Bu açıklamalara göre protokol ve ek protokol kapsamında devir bedelinin 6.630.000,00 USD olduğunun kabulü halinde dahi davacının 21.02.2009 tarihli el yazılı belgedeki beyanına göre hiçbir alacağının kalmadığını beyan ettiği, tüm alacak ve borçların …’a ait olduğunu kabul ettiği anlaşılmaktadır. Buna göre protokollere itibar edilse dahi bu protokollerden kaynaklanan bakiye alacakların …’a ait olduğunu davacı kendi imzasıyla kabul etmiş, devreden ve devredenler arasında bu husus 21.02.2009 tarihli sözleşmeyle düzenlenmiştir. Bu nedenle davacının protokoller kapsamında davalılardan talep edebileceği bir alacağının kalmadığını kabulü gerekir.
Davacı her ne kadar, hisse bedeli olarak kendisine ödenen 1.500.000,00 USD’den bir kısmını şirket borçları için ödediğini, bu nedenlerle protokollerin uygulanması gerektiğin iddia etmiş ise de yine kendisinin delil olarak sunduğu 21.02.2009 tarihli belgeyle başkaca bir alacağının kalmadığını kabul ve beyan etmiştir.
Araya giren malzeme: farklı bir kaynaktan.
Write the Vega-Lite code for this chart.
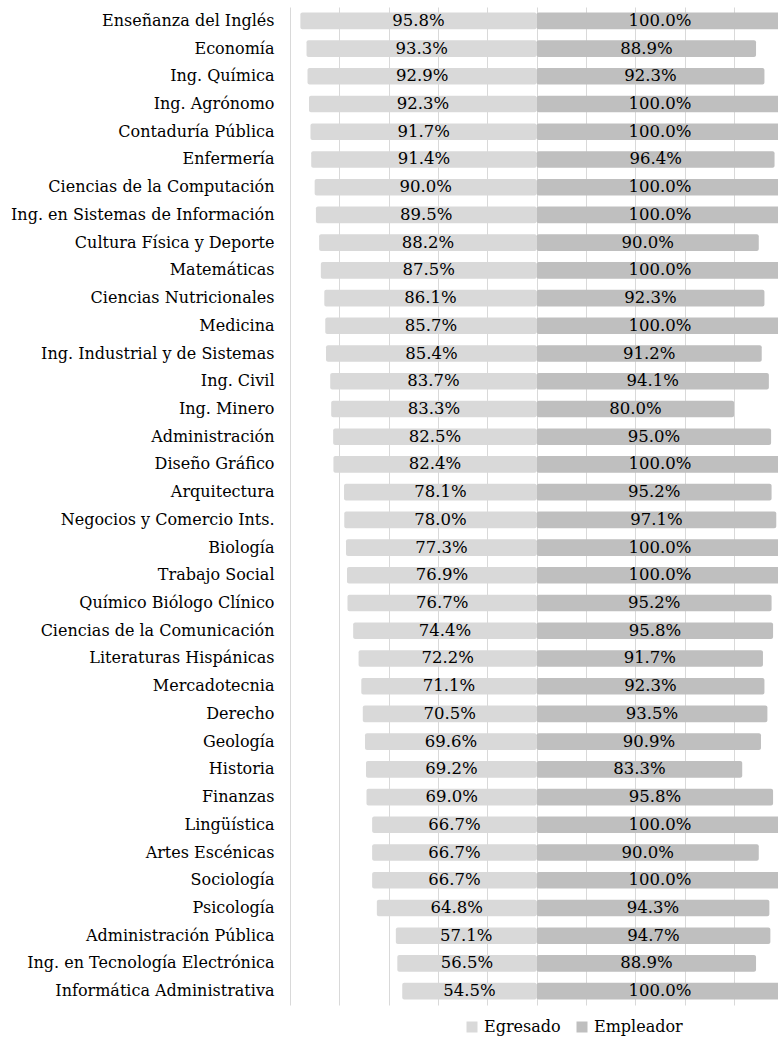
{
  "$schema": "https://vega.github.io/schema/vega-lite/v6.json",
  "width": 488,
  "height": 998,
  "autosize": {"type": "none"},
  "padding": {"left": 290, "top": 7, "right": 0, "bottom": 35},
  "background": "white",
  "config": {"view": {"stroke": null}, "font": "DejaVu Serif"},
  "data": {"values": [
    {"carrera": "Enseñanza del Inglés", "serie": "Egresado", "valor": 95.8},
    {"carrera": "Economía", "serie": "Egresado", "valor": 93.3},
    {"carrera": "Ing. Química", "serie": "Egresado", "valor": 92.9},
    {"carrera": "Ing. Agrónomo", "serie": "Egresado", "valor": 92.3},
    {"carrera": "Contaduría Pública", "serie": "Egresado", "valor": 91.7},
    {"carrera": "Enfermería", "serie": "Egresado", "valor": 91.4},
    {"carrera": "Ciencias de la Computación", "serie": "Egresado", "valor": 90.0},
    {"carrera": "Ing. en Sistemas de Información", "serie": "Egresado", "valor": 89.5},
    {"carrera": "Cultura Física y Deporte", "serie": "Egresado", "valor": 88.2},
    {"carrera": "Matemáticas", "serie": "Egresado", "valor": 87.5},
    {"carrera": "Ciencias Nutricionales", "serie": "Egresado", "valor": 86.1},
    {"carrera": "Medicina", "serie": "Egresado", "valor": 85.7},
    {"carrera": "Ing. Industrial y de Sistemas", "serie": "Egresado", "valor": 85.4},
    {"carrera": "Ing. Civil", "serie": "Egresado", "valor": 83.7},
    {"carrera": "Ing. Minero", "serie": "Egresado", "valor": 83.3},
    {"carrera": "Administración", "serie": "Egresado", "valor": 82.5},
    {"carrera": "Diseño Gráfico", "serie": "Egresado", "valor": 82.4},
    {"carrera": "Arquitectura", "serie": "Egresado", "valor": 78.1},
    {"carrera": "Negocios y Comercio Ints.", "serie": "Egresado", "valor": 78.0},
    {"carrera": "Biología", "serie": "Egresado", "valor": 77.3},
    {"carrera": "Trabajo Social", "serie": "Egresado", "valor": 76.9},
    {"carrera": "Químico Biólogo Clínico", "serie": "Egresado", "valor": 76.7},
    {"carrera": "Ciencias de la Comunicación", "serie": "Egresado", "valor": 74.4},
    {"carrera": "Literaturas Hispánicas", "serie": "Egresado", "valor": 72.2},
    {"carrera": "Mercadotecnia", "serie": "Egresado", "valor": 71.1},
    {"carrera": "Derecho ", "serie": "Egresado", "valor": 70.5},
    {"carrera": "Geología", "serie": "Egresado", "valor": 69.6},
    {"carrera": "Historia", "serie": "Egresado", "valor": 69.2},
    {"carrera": "Finanzas", "serie": "Egresado", "valor": 69.0},
    {"carrera": "Lingüística", "serie": "Egresado", "valor": 66.7},
    {"carrera": "Artes Escénicas", "serie": "Egresado", "valor": 66.7},
    {"carrera": "Sociología", "serie": "Egresado", "valor": 66.7},
    {"carrera": "Psicología", "serie": "Egresado", "valor": 64.8},
    {"carrera": "Administración Pública", "serie": "Egresado", "valor": 57.1},
    {"carrera": "Ing. en Tecnología Electrónica", "serie": "Egresado", "valor": 56.5},
    {"carrera": "Informática Administrativa", "serie": "Egresado", "valor": 54.5},
    {"carrera": "Enseñanza del Inglés", "serie": "Empleador", "valor": 100.0},
    {"carrera": "Economía", "serie": "Empleador", "valor": 88.9},
    {"carrera": "Ing. Química", "serie": "Empleador", "valor": 92.3},
    {"carrera": "Ing. Agrónomo", "serie": "Empleador", "valor": 100.0},
    {"carrera": "Contaduría Pública", "serie": "Empleador", "valor": 100.0},
    {"carrera": "Enfermería", "serie": "Empleador", "valor": 96.4},
    {"carrera": "Ciencias de la Computación", "serie": "Empleador", "valor": 100.0},
    {"carrera": "Ing. en Sistemas de Información", "serie": "Empleador", "valor": 100.0},
    {"carrera": "Cultura Física y Deporte", "serie": "Empleador", "valor": 90.0},
    {"carrera": "Matemáticas", "serie": "Empleador", "valor": 100.0},
    {"carrera": "Ciencias Nutricionales", "serie": "Empleador", "valor": 92.3},
    {"carrera": "Medicina", "serie": "Empleador", "valor": 100.0},
    {"carrera": "Ing. Industrial y de Sistemas", "serie": "Empleador", "valor": 91.2},
    {"carrera": "Ing. Civil", "serie": "Empleador", "valor": 94.1},
    {"carrera": "Ing. Minero", "serie": "Empleador", "valor": 80.0},
    {"carrera": "Administración", "serie": "Empleador", "valor": 95.0},
    {"carrera": "Diseño Gráfico", "serie": "Empleador", "valor": 100.0},
    {"carrera": "Arquitectura", "serie": "Empleador", "valor": 95.2},
    {"carrera": "Negocios y Comercio Ints.", "serie": "Empleador", "valor": 97.1},
    {"carrera": "Biología", "serie": "Empleador", "valor": 100.0},
    {"carrera": "Trabajo Social", "serie": "Empleador", "valor": 100.0},
    {"carrera": "Químico Biólogo Clínico", "serie": "Empleador", "valor": 95.2},
    {"carrera": "Ciencias de la Comunicación", "serie": "Empleador", "valor": 95.8},
    {"carrera": "Literaturas Hispánicas", "serie": "Empleador", "valor": 91.7},
    {"carrera": "Mercadotecnia", "serie": "Empleador", "valor": 92.3},
    {"carrera": "Derecho ", "serie": "Empleador", "valor": 93.5},
    {"carrera": "Geología", "serie": "Empleador", "valor": 90.9},
    {"carrera": "Historia", "serie": "Empleador", "valor": 83.3},
    {"carrera": "Finanzas", "serie": "Empleador", "valor": 95.8},
    {"carrera": "Lingüística", "serie": "Empleador", "valor": 100.0},
    {"carrera": "Artes Escénicas", "serie": "Empleador", "valor": 90.0},
    {"carrera": "Sociología", "serie": "Empleador", "valor": 100.0},
    {"carrera": "Psicología", "serie": "Empleador", "valor": 94.3},
    {"carrera": "Administración Pública", "serie": "Empleador", "valor": 94.7},
    {"carrera": "Ing. en Tecnología Electrónica", "serie": "Empleador", "valor": 88.9},
    {"carrera": "Informática Administrativa", "serie": "Empleador", "valor": 100.0}
  ]},
  "transform": [
    {"calculate": "datum.serie === 'Egresado' ? -datum.valor : datum.valor", "as": "pos"},
    {"calculate": "datum.pos / 2", "as": "mid"},
    {"calculate": "format(datum.valor, '.1f') + '%'", "as": "etiqueta"}
  ],
  "encoding": {
    "y": {
      "field": "carrera",
      "type": "nominal",
      "sort": null,
      "scale": {"paddingInner": 0.4, "paddingOuter": 0.2},
      "axis": {
        "title": null,
        "ticks": false,
        "domain": false,
        "labelFont": "DejaVu Serif",
        "labelFontSize": 16,
        "labelColor": "#000000",
        "labelPadding": 16,
        "labelLimit": 400
      }
    }
  },
  "layer": [
    {
      "mark": {"type": "bar", "clip": true, "cornerRadius": 2},
      "encoding": {
        "x": {
          "field": "pos",
          "type": "quantitative",
          "scale": {"domain": [-100, 97.8], "nice": false, "zero": false},
          "axis": {
            "title": null,
            "labels": false,
            "ticks": false,
            "domain": false,
            "grid": true,
            "gridColor": "#d9d9d9",
            "gridWidth": 1,
            "values": [-100, -80, -60, -40, -20, 0, 20, 40, 60, 80]
          }
        },
        "x2": {"datum": 0},
        "color": {
          "field": "serie",
          "type": "nominal",
          "sort": ["Egresado", "Empleador"],
          "scale": {"domain": ["Egresado", "Empleador"], "range": ["#d9d9d9", "#bfbfbf"]},
          "legend": {
            "orient": "none",
            "legendX": 174,
            "legendY": 1012,
            "direction": "horizontal",
            "title": null,
            "symbolType": "square",
            "symbolSize": 121,
            "symbolStrokeWidth": 0,
            "labelFont": "DejaVu Serif",
            "labelFontSize": 16,
            "labelColor": "#000000",
            "labelOffset": 4,
            "columnPadding": 13
          }
        }
      }
    },
    {
      "mark": {"type": "text", "font": "DejaVu Serif", "fontSize": 16.5, "color": "#000000", "baseline": "middle", "align": "center"},
      "encoding": {
        "x": {"field": "mid", "type": "quantitative"},
        "text": {"field": "etiqueta"}
      }
    }
  ]
}
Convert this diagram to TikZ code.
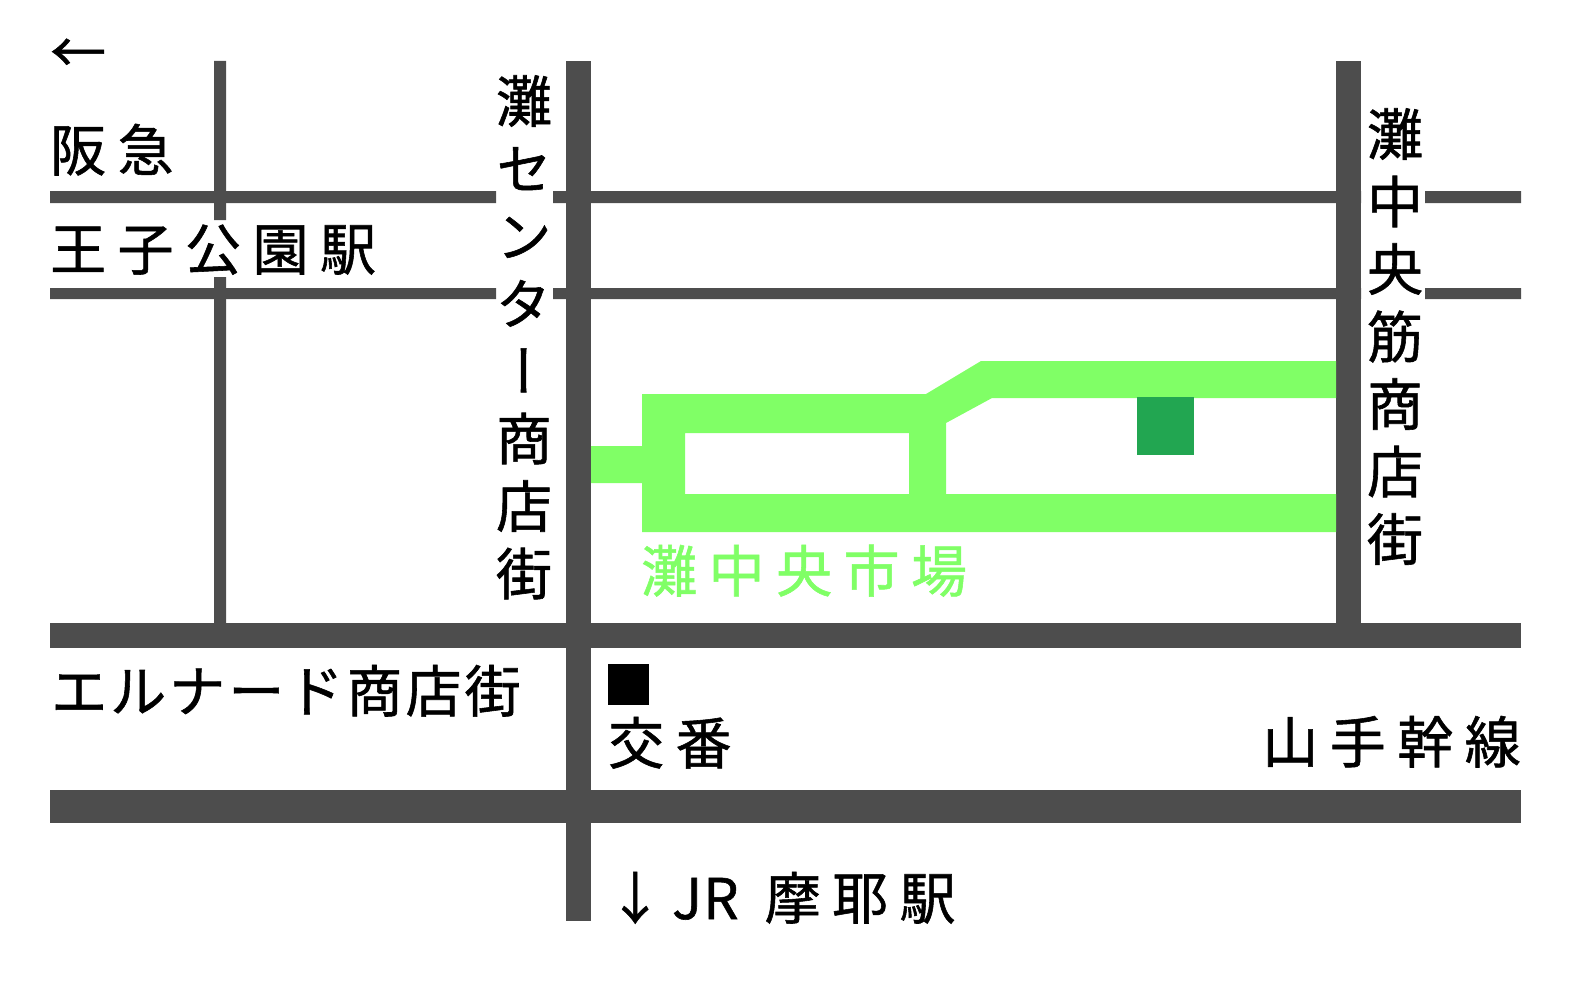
\documentclass[tikz,border=0pt]{standalone}
\usepackage{fontspec}
\setmainfont{Noto Sans CJK JP}
\newfontfamily\wide[LetterSpace=20.5,FakeBold=1]{Noto Sans CJK JP}
\newfontfamily\tight[LetterSpace=5.5,FakeBold=1]{Noto Sans CJK JP}
\newfontfamily\tate[RawFeature={+vert},FakeBold=1]{Noto Sans CJK JP}
\definecolor{road}{HTML}{4D4D4D}
\definecolor{market}{HTML}{80FF66}
\definecolor{shop}{HTML}{22A651}
\tikzset{
  label/.style={anchor=base west,inner sep=0pt,font=\fontsize{56}{56}\selectfont\wide},
  tatelabel/.style={anchor=north,inner sep=0pt,align=center,font=\fontsize{56}{67.5}\selectfont\tate}
}

\begin{document}
\begin{tikzpicture}[x=1pt,y=-1pt]
  \useasboundingbox (0,0) rectangle (1579,982);
  % roads
  \fill[road] (214,61) rectangle (226,220) (214,277) rectangle (226,625);
  \foreach \y/\h in {191/203,288/299}
    \fill[road] (50,\y) rectangle (496,\h) (553,\y) rectangle (1361,\h) (1425,\y) rectangle (1521,\h);
  \fill[road] (566,61) rectangle (591,921);
  \fill[road] (1336,61) rectangle (1361,625);
  \fill[road] (50,623) rectangle (1521,648);
  \fill[road] (50,790) rectangle (1521,823);
  % market
  \fill[market,even odd rule]
    (642,394) -- (926,394) -- (981,361) -- (1336,361) -- (1336,398) -- (992,398)
    -- (946,423) -- (946,494) -- (1336,494) -- (1336,532) -- (642,532) -- (642,483)
    -- (591,483) -- (591,446) -- (642,446) -- cycle
    (685,433) rectangle (909,494);
  \fill[shop] (1137,397) rectangle (1194,455);
  \fill[black] (608,664) rectangle (649,705);
  % labels
  \node[label] (west) at (50,73) {←};
  \node[label] (hankyu) at (50,171) {阪急};
  \node[label] (oji) at (50,270) {王子公園駅};
  \node[tatelabel] (nadacenter) at (524,75) {灘\\セ\\ン\\タ\\ー\\商\\店\\街};
  \node[tatelabel] (nadachuo) at (1395,108) {灘\\中\\央\\筋\\商\\店\\街};
  \node[label,text=market] (ichiba) at (641,592) {灘中央市場};
  \node[label,font=\fontsize{56}{56}\selectfont\tight] (elnard) at (51,712) {エルナード商店街};
  \node[label] (koban) at (608,764) {交番};
  \node[label,anchor=base east] (yamate) at (1521,763) {山手幹線};
  \node[label] (maya) at (607,919) {↓\kern9pt J\kern1pt R\kern2pt\ 摩耶駅};
\end{tikzpicture}
\end{document}
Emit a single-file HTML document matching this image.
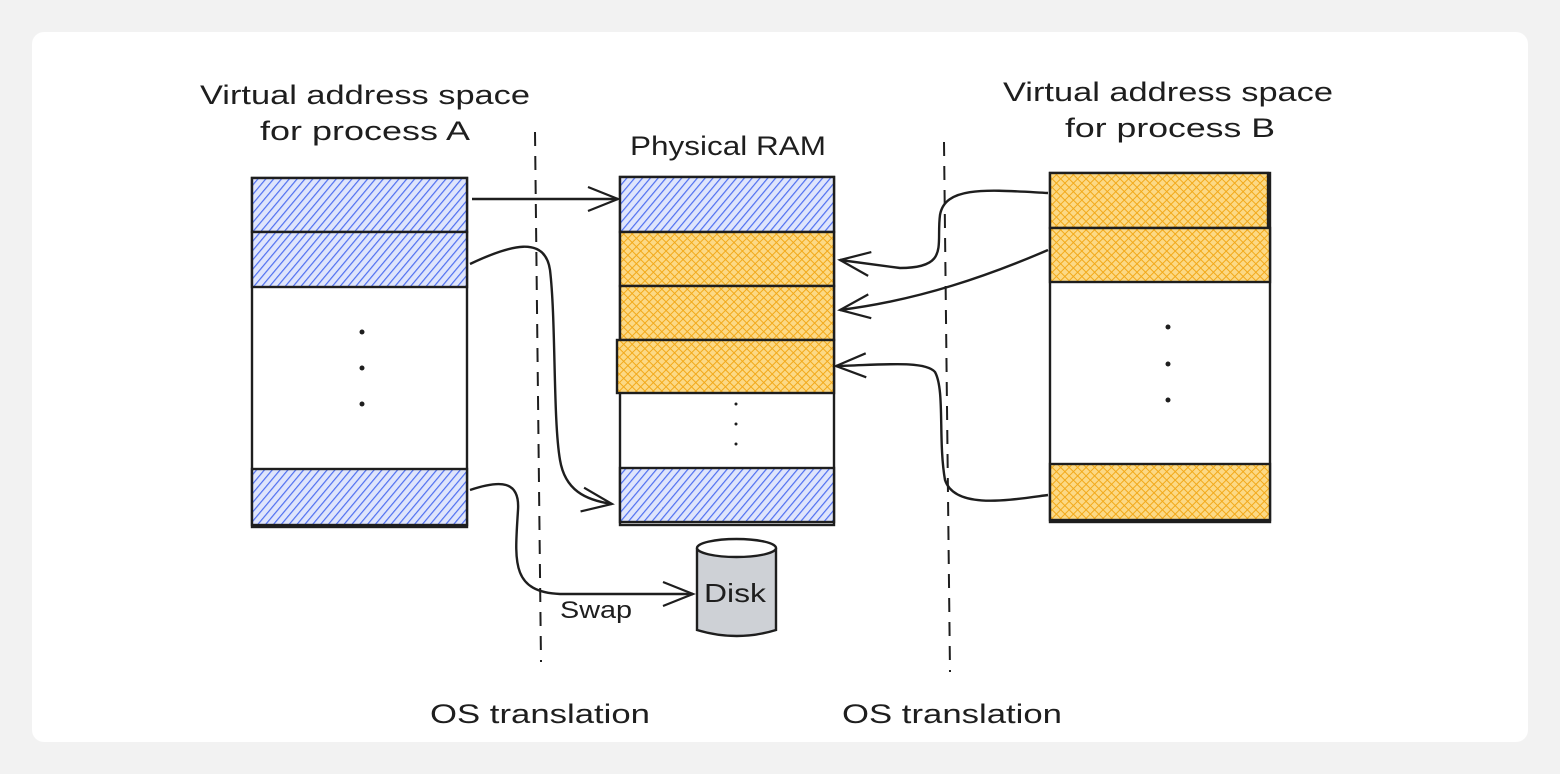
<!DOCTYPE html>
<html><head><meta charset="utf-8"><style>
html,body{margin:0;padding:0;background:#f2f2f2;}
svg{display:block}
text{font-family:"Liberation Sans",sans-serif;fill:#1e1e1e;}
</style></head><body>
<svg width="1560" height="774" viewBox="0 0 1560 774" xmlns="http://www.w3.org/2000/svg">
<defs>
<pattern id="blue" width="6" height="6" patternUnits="userSpaceOnUse" patternTransform="rotate(40)">
<rect width="6" height="6" fill="#dfe5fc"/>
<line x1="0" y1="0" x2="0" y2="6" stroke="#4f6ff0" stroke-width="2.4"/>
</pattern>
<pattern id="yel" width="6" height="6" patternUnits="userSpaceOnUse" patternTransform="rotate(45)">
<rect width="6" height="6" fill="#fcd985"/>
<line x1="0" y1="0" x2="0" y2="6" stroke="#f2a91a" stroke-width="2"/>
<line x1="0" y1="0" x2="6" y2="0" stroke="#f2a91a" stroke-width="2"/>
</pattern>
<marker id="ar" markerWidth="40" markerHeight="40" refX="34" refY="20" orient="auto" markerUnits="userSpaceOnUse">
<path d="M4,8 L34,20 L4,32" fill="none" stroke="#1e1e1e" stroke-width="2.2"/>
</marker>
</defs>
<rect x="32" y="32" width="1496" height="710" rx="12" fill="#fff"/>

<g stroke="#1e1e1e" stroke-width="2.4" fill="none">
<rect x="252" y="178" width="215" height="349" fill="#fff"/>
<rect x="252" y="178" width="215" height="54" fill="url(#blue)"/>
<rect x="252" y="232" width="215" height="55" fill="url(#blue)"/>
<rect x="252" y="469" width="215" height="56" fill="url(#blue)"/>
<rect x="620" y="177" width="214" height="348" fill="#fff"/>
<rect x="620" y="177" width="214" height="55" fill="url(#blue)"/>
<rect x="620" y="232" width="214" height="54" fill="url(#yel)"/>
<rect x="620" y="286" width="214" height="54" fill="url(#yel)"/>
<rect x="617" y="340" width="217" height="53" fill="url(#yel)"/>
<rect x="620" y="468" width="214" height="54" fill="url(#blue)"/>
<rect x="1050" y="173" width="220" height="349" fill="#fff"/>
<rect x="1050" y="173" width="218" height="55" fill="url(#yel)"/>
<rect x="1050" y="228" width="220" height="54" fill="url(#yel)"/>
<rect x="1050" y="464" width="220" height="56" fill="url(#yel)"/>

<path d="M535,132 L541,662" stroke-dasharray="14,10" stroke-width="2"/>
<path d="M944,142 L950,672" stroke-dasharray="14,10" stroke-width="2"/>

<path d="M697,548 L697,630 Q737,642 776,630 L776,548" fill="#ced1d6"/>
<ellipse cx="736.5" cy="548" rx="39.5" ry="9" fill="#fff"/>

<path d="M472,199 L618,199" marker-end="url(#ar)"/>
<path d="M470,264 C510,245 545,235 550,270 C556,320 553,420 560,460 C565,490 585,500 612,504" marker-end="url(#ar)"/>
<path d="M470,490 C500,480 520,480 518,510 C515,560 510,592 560,594 L693,594" marker-end="url(#ar)"/>
<path d="M1048,193 C990,190 945,185 940,215 C936,245 950,268 900,268 L840,260" marker-end="url(#ar)"/>
<path d="M1048,250 C990,275 920,300 840,310" marker-end="url(#ar)"/>
<path d="M1048,495 C1010,500 955,510 945,480 C938,440 945,390 935,372 C925,360 880,365 836,366" marker-end="url(#ar)"/>
</g>

<g fill="#1e1e1e">
<circle cx="362" cy="332" r="2.5"/><circle cx="362" cy="368" r="2.5"/><circle cx="362" cy="404" r="2.5"/>
<circle cx="736" cy="404" r="1.5"/><circle cx="736" cy="424" r="1.5"/><circle cx="736" cy="444" r="1.5"/>
<circle cx="1168" cy="327" r="2.5"/><circle cx="1168" cy="364" r="2.5"/><circle cx="1168" cy="400" r="2.5"/>
</g>

<g font-size="27">
<text x="200" y="104" textLength="330" lengthAdjust="spacingAndGlyphs">Virtual address space</text>
<text x="260" y="140" textLength="210" lengthAdjust="spacingAndGlyphs">for process A</text>
<text x="630" y="155" textLength="196" lengthAdjust="spacingAndGlyphs">Physical RAM</text>
<text x="1003" y="101" textLength="330" lengthAdjust="spacingAndGlyphs">Virtual address space</text>
<text x="1065" y="137" textLength="210" lengthAdjust="spacingAndGlyphs">for process B</text>
<text x="430" y="723" textLength="220" lengthAdjust="spacingAndGlyphs">OS translation</text>
<text x="842" y="723" textLength="220" lengthAdjust="spacingAndGlyphs">OS translation</text>
<text x="560" y="618" font-size="24" textLength="72" lengthAdjust="spacingAndGlyphs">Swap</text>
<text x="704" y="602" font-size="26" textLength="62" lengthAdjust="spacingAndGlyphs">Disk</text>
</g>
</svg>
</body></html>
Davacı vekili 21.02.2009 tarihli ibra belgesinin, davalılar tarafından müvekkiline ödenen 1.500.000,00 USD ile ilgili olduğunu, alacağın tamamını kapsamadığını, müvekkilinin bu belgeyi hata ve hileyle imzaladığını iddia etmiş ise de hata ve hileye ilişkin somut hiçbir kanıt sunulmamıştır. Davacının daha önce …..Şirketi’nde yönetici konumunda olduğu, imzaladığı belgenin ne anlama geldiğini bilebilecek durumda olduğu, bu nedenle hataya düşürüldüğü iddiasının ispatlanamadığı sonucuna varılmıştır. Bu belgenin sadece tahsil edilen 1.500.000,00 USD ile sınırlı olduğuna dair bir kayıt bulunmamakta olup davacı açıkça, … ile ilgili tüm cari vs.ilgili ödeme-borç ile ilgili alacağım kalmamıştır demek suretiyle davalı ortakları ibra etmiştir.
Açıklanan bu gerekçelerle, tüm davalılar hakkındaki istinaf başvuruları yerinde görülmediğinden, davacı vekilinin istinaf başvurusunun HMK’nın 353/1.b.1.maddesi uyarınca esastan reddine dair aşağıdaki karar verilmiştir.
HÜKÜM: Gerekçesi yukarıda açıklandığı üzere;
1-HMK 353/1.b.1.maddesi uyarınca davacının istinaf başvurusunun esastan reddine,
2-Davacı tarafından yatırılan istinaf başvuru harçlarının Hazineye irad kaydına,
3-Davacı tarafından istinaf kanun yoluna başvuru için yapılan masrafların kendi üzerlerinde bırakılmasına,
4-Gerekçeli kararın Dairemiz Yazı İşleri Müdürlüğü tarafından taraflara tebliğine,
5-Dosyanın karar kesinleştikten sonra, kararı veren ilk derece mahkemesine gönderilmesine dair;
HMK’nın 353/1.b.1. maddesi uyarınca dosya üzerinde yapılan inceleme sonucunda, 15/11/2018 tarihinde oybirliğiyle ve temyiz yolu açık olmak üzere karar verildi.